For new mothers, her advice is direct: use technology for learning, concentrate on what not to do, ensure family support for sleep deprivation, watch for psychological complications often attributed only to sleep deprivation, sustain diet and exercise during lactation, understand contraception thoroughly.
For fathers: “There’s a facility of paternity leave, they must avail those.” Share sleep deprivation, nappy care, responsibilities. “No smoking, no drinking. We tell women to avoid this during pregnancy. Men should avoid those things too.”
The Flexibility Principle
Dr. Alka Sehgal’s life has been an exercise in adjustment. From Shimla’s coldest day to Tanzania’s hottest weather. From a small mountain town to international exposure. From pioneer hepatitis B research to community medicine in villages.

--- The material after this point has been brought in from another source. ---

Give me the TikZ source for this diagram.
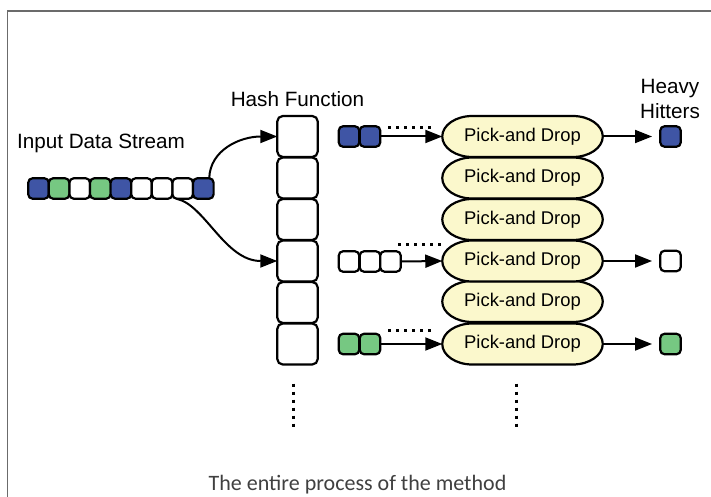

Every transition taught the same lesson she learned at thirteen: human beings are so flexible, they can adjust to anything.
When she rejected the UNICEF offer, maybe it wasn’t the right choice by external metrics. But she adjusted. She found other ways to contribute. She taught generations. She pioneered protocols. She wrote papers that became best essays.
The roads not taken don’t erase the paths you did walk.
Now, superannuated but still active, still thinking about healthcare gaps and maternal mortality, she embodies the lesson from that day of snowstorm, the day she was born:
Sometimes the ambulance doesn’t make it. Sometimes you work with who and what is available. Sometimes the best you can do is exactly enough.
The snow taught her flexibility. Tanzania taught her that emotions are the same across cultures. Her patients taught her that listening matters more than technology.
And throughout everything, that childhood lesson kept proving true: when humans need to adjust, when conditions demand flexibility, when the ambulance can’t get through the snow, we find a way!
Dr. Alka Sehgal is an obstetrician-gynecologist who pioneered hepatitis B vaccination research in India during the early 1990s. Born in Shimla in 1960, she completed her MBBS from Indira Gandhi Medical College and her postgraduation from PGI Chandigarh, where she also conducted groundbreaking work in community medicine and maternal health.
She believes that doctors must remain human beings first, physicians second, and specialists third, a principle taught by her mother that guides her approach to medicine and life.